- Task statement -
Begin with the first line of the entries below and reproduce each line exactly, ending with the line that holds "plt.rcParams['font.weight'] = 'light'".

╔══

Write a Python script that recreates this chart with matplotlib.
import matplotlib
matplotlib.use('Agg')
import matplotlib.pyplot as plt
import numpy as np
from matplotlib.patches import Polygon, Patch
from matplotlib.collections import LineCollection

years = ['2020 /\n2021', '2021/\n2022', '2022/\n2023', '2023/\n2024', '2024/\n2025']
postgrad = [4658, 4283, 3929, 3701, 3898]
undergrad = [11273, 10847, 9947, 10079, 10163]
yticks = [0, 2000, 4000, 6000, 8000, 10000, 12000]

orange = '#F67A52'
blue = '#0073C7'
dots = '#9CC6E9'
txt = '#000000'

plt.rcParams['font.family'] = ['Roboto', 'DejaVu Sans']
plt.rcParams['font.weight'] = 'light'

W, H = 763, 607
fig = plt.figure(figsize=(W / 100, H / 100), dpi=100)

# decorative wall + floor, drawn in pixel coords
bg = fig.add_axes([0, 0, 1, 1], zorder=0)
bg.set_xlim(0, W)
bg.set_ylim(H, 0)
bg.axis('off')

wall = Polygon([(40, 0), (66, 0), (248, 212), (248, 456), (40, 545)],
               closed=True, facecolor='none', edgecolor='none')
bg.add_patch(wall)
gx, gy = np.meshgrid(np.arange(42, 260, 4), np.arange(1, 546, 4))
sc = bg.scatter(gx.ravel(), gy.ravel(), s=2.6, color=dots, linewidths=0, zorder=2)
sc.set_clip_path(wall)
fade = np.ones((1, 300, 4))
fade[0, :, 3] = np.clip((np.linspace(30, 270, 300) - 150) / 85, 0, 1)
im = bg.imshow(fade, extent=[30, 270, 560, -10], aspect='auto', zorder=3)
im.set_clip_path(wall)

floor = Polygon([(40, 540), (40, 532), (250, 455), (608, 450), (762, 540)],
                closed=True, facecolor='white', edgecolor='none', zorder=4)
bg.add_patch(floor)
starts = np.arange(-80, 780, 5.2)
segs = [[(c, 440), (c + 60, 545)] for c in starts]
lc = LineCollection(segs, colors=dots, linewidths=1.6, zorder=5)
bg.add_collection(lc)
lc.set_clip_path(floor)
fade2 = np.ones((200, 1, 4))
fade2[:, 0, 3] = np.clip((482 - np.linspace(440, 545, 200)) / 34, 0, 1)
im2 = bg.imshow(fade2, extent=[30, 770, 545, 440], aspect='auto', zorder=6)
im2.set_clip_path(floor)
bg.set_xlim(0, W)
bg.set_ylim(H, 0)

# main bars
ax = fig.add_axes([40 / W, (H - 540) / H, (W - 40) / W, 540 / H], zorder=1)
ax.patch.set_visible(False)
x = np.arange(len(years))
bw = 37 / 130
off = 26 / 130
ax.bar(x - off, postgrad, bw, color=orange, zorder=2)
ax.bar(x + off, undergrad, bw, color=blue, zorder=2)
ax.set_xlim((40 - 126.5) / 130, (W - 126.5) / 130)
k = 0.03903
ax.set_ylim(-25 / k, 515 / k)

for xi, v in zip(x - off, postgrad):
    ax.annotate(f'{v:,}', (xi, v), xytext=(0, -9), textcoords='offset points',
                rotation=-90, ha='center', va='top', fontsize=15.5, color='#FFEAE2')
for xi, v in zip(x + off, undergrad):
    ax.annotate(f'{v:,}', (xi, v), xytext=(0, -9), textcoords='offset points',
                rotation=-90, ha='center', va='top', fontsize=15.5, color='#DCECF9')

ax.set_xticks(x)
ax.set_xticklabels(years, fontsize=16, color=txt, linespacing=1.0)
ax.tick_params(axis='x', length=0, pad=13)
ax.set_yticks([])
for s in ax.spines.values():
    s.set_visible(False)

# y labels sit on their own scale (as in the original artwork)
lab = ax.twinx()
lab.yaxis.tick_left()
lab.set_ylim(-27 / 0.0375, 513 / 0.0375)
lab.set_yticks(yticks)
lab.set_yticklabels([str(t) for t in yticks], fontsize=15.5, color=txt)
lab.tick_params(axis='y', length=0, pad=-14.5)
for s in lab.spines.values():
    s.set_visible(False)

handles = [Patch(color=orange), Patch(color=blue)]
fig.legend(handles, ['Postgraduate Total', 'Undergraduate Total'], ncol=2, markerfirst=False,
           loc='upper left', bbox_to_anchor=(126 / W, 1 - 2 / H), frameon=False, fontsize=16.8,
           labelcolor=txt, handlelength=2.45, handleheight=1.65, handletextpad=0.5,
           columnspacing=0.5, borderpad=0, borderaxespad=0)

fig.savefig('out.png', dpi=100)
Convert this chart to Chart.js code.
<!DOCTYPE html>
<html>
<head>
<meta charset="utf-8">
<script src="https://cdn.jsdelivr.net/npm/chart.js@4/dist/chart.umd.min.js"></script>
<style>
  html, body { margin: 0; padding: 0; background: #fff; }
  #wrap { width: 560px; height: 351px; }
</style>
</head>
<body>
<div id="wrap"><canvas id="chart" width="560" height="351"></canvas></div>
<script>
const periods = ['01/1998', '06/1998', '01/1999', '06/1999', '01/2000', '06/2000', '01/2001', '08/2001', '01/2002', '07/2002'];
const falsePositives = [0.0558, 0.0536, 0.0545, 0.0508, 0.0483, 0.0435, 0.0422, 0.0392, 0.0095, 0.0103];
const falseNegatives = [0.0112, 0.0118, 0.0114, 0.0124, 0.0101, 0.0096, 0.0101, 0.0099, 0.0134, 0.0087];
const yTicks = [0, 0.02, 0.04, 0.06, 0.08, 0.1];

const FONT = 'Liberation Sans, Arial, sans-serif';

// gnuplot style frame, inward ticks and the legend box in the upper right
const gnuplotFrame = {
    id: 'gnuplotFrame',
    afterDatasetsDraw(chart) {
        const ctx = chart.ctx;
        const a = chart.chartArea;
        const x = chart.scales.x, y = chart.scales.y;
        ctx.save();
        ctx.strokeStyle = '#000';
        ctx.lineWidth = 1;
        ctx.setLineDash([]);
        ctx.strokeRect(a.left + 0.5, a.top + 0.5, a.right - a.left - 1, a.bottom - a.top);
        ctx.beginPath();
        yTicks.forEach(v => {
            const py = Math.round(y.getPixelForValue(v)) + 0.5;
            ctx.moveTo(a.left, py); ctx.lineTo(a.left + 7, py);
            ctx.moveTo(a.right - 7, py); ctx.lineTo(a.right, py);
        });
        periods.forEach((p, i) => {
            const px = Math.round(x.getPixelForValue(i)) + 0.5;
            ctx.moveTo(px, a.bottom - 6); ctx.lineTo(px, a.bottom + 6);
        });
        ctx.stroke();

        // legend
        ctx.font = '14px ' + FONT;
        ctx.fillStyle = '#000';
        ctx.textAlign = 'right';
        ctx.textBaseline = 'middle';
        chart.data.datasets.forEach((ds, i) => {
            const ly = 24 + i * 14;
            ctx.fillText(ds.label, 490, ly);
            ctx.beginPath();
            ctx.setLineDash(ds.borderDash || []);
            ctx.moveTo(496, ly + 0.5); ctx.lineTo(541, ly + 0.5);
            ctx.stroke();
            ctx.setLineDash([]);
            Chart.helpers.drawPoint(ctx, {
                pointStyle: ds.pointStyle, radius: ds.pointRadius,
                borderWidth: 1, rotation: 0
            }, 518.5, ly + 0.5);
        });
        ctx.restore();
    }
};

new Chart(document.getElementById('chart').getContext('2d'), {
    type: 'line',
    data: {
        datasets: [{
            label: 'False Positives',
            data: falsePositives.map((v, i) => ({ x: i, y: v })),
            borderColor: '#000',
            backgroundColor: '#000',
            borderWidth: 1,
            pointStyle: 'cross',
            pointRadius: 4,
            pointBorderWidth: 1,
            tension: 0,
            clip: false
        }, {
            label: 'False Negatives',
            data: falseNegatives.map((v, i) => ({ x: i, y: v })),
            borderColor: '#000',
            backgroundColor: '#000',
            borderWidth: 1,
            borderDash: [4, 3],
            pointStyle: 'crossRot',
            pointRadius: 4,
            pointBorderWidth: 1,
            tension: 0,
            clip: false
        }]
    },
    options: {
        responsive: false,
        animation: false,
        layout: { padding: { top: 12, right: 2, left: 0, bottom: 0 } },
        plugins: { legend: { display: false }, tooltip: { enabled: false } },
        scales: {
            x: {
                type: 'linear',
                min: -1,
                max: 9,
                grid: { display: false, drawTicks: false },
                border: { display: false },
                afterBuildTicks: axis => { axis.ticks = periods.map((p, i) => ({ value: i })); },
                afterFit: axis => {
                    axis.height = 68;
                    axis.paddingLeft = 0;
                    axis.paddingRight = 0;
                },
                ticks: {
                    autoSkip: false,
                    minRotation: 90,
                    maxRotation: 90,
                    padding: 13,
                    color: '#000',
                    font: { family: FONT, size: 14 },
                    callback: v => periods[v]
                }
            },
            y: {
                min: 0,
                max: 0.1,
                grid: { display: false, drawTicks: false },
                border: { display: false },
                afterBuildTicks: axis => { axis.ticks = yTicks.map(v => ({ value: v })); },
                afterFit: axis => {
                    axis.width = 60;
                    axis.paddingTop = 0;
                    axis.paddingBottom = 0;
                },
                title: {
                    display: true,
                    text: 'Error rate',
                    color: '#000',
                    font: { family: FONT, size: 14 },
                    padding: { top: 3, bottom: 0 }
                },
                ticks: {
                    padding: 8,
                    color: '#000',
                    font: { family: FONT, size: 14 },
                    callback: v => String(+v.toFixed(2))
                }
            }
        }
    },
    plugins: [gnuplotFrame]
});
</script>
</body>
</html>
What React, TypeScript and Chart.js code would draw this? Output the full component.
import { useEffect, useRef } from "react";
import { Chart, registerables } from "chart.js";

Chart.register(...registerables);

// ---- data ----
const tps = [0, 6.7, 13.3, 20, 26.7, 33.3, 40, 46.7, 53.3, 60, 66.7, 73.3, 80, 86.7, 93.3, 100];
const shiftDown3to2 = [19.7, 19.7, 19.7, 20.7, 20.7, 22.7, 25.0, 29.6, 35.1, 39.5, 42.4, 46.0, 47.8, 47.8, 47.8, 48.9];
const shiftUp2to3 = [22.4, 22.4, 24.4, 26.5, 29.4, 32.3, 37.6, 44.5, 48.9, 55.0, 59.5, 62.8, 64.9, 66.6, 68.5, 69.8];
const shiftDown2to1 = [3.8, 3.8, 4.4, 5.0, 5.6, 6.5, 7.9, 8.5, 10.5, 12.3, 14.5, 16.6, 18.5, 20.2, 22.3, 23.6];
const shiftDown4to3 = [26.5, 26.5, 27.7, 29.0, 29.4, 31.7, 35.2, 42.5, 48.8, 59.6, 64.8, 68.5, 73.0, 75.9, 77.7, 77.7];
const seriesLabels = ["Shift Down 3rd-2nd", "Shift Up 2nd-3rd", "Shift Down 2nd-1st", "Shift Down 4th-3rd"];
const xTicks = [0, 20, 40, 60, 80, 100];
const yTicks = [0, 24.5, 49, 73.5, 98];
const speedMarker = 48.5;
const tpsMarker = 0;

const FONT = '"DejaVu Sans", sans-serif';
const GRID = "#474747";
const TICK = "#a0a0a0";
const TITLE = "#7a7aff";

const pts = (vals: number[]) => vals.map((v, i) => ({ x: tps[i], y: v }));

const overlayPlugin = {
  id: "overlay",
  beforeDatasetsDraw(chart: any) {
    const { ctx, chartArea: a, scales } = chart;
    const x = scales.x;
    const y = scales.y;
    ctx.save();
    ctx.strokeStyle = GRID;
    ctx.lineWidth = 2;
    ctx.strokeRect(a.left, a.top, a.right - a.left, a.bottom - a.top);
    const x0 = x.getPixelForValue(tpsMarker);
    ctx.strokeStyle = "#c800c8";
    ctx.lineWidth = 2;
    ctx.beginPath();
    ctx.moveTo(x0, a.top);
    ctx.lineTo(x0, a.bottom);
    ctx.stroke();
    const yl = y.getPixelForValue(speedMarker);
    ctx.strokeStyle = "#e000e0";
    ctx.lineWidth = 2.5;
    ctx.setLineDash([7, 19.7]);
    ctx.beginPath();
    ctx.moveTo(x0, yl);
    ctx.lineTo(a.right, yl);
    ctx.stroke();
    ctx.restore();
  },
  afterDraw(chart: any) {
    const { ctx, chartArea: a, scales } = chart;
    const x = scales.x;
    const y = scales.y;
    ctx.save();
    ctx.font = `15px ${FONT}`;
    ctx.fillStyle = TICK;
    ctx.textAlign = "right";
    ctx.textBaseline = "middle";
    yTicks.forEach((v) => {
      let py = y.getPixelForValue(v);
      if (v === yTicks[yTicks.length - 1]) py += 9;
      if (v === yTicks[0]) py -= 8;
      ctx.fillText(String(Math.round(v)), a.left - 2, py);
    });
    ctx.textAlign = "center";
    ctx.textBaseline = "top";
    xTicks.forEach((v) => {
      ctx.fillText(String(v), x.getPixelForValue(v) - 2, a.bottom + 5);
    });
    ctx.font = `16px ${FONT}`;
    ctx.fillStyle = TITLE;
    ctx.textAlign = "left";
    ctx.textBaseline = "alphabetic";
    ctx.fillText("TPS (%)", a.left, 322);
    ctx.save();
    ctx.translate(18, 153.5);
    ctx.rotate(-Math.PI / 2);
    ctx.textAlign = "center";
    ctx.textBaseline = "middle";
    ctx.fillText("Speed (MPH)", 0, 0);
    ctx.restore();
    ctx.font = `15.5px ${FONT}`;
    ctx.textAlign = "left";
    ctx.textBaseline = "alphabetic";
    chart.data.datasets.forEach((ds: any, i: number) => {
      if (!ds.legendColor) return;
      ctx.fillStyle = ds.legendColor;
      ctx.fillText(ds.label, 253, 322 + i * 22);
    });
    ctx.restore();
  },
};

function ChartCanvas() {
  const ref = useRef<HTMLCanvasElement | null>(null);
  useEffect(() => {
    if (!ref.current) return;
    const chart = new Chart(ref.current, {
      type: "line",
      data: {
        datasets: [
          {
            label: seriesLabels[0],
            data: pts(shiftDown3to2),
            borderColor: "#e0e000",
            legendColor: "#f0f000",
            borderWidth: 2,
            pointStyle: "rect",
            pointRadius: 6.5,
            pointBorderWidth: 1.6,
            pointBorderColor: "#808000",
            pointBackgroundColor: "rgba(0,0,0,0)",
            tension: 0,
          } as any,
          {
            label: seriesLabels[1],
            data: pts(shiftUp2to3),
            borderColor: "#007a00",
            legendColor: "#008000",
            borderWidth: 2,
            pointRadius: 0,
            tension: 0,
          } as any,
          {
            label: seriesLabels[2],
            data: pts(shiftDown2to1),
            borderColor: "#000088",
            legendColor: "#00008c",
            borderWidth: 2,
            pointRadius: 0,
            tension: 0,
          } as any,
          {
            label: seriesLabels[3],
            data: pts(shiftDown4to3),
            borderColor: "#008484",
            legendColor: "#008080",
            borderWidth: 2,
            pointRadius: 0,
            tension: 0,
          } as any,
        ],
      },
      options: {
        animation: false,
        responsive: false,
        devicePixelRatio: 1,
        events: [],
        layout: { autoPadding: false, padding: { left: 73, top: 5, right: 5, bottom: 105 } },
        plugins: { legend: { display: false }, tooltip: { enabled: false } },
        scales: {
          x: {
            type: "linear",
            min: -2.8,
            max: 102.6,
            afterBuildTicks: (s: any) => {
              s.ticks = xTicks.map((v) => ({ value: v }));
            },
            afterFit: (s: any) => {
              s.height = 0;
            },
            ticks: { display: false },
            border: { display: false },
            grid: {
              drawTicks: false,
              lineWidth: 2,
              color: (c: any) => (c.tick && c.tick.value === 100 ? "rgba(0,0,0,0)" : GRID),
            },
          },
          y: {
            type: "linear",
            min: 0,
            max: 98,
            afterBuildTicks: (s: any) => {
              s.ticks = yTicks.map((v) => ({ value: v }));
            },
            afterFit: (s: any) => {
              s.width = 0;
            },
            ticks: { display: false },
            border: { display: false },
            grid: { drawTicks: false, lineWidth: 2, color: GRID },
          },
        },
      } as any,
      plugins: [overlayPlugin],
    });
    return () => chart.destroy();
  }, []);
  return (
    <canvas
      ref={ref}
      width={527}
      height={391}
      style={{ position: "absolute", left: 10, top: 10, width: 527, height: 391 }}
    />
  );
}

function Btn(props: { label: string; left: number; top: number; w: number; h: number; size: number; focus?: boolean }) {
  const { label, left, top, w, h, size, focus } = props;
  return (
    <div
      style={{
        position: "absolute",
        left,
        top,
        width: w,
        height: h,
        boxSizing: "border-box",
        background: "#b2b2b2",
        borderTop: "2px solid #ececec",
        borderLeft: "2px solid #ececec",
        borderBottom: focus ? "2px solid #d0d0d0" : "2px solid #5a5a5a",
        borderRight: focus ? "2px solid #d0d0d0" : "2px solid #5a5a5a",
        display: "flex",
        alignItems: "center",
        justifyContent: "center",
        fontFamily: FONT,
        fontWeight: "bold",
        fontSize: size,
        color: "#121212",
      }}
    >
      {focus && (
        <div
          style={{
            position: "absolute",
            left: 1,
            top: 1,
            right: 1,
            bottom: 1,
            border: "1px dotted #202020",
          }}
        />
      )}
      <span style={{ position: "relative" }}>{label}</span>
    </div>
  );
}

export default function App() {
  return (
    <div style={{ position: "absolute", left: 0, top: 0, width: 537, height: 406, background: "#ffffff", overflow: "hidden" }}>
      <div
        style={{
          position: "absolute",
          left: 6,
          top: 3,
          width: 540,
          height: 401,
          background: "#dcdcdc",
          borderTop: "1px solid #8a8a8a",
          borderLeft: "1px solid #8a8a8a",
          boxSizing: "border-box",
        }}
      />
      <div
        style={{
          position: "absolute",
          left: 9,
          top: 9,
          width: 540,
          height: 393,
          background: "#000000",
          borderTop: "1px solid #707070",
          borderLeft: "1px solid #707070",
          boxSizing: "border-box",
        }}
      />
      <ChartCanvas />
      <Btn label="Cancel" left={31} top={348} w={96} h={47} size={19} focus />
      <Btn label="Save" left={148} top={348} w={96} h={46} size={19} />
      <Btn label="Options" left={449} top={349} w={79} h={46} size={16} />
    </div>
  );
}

╚══

- Complete response -
Write a Python script that recreates this chart with matplotlib.
import matplotlib
matplotlib.use('Agg')
import matplotlib.pyplot as plt
import numpy as np
from matplotlib.patches import Polygon, Patch
from matplotlib.collections import LineCollection

years = ['2020 /\n2021', '2021/\n2022', '2022/\n2023', '2023/\n2024', '2024/\n2025']
postgrad = [4658, 4283, 3929, 3701, 3898]
undergrad = [11273, 10847, 9947, 10079, 10163]
yticks = [0, 2000, 4000, 6000, 8000, 10000, 12000]

orange = '#F67A52'
blue = '#0073C7'
dots = '#9CC6E9'
txt = '#000000'

plt.rcParams['font.family'] = ['Roboto', 'DejaVu Sans']
plt.rcParams['font.weight'] = 'light'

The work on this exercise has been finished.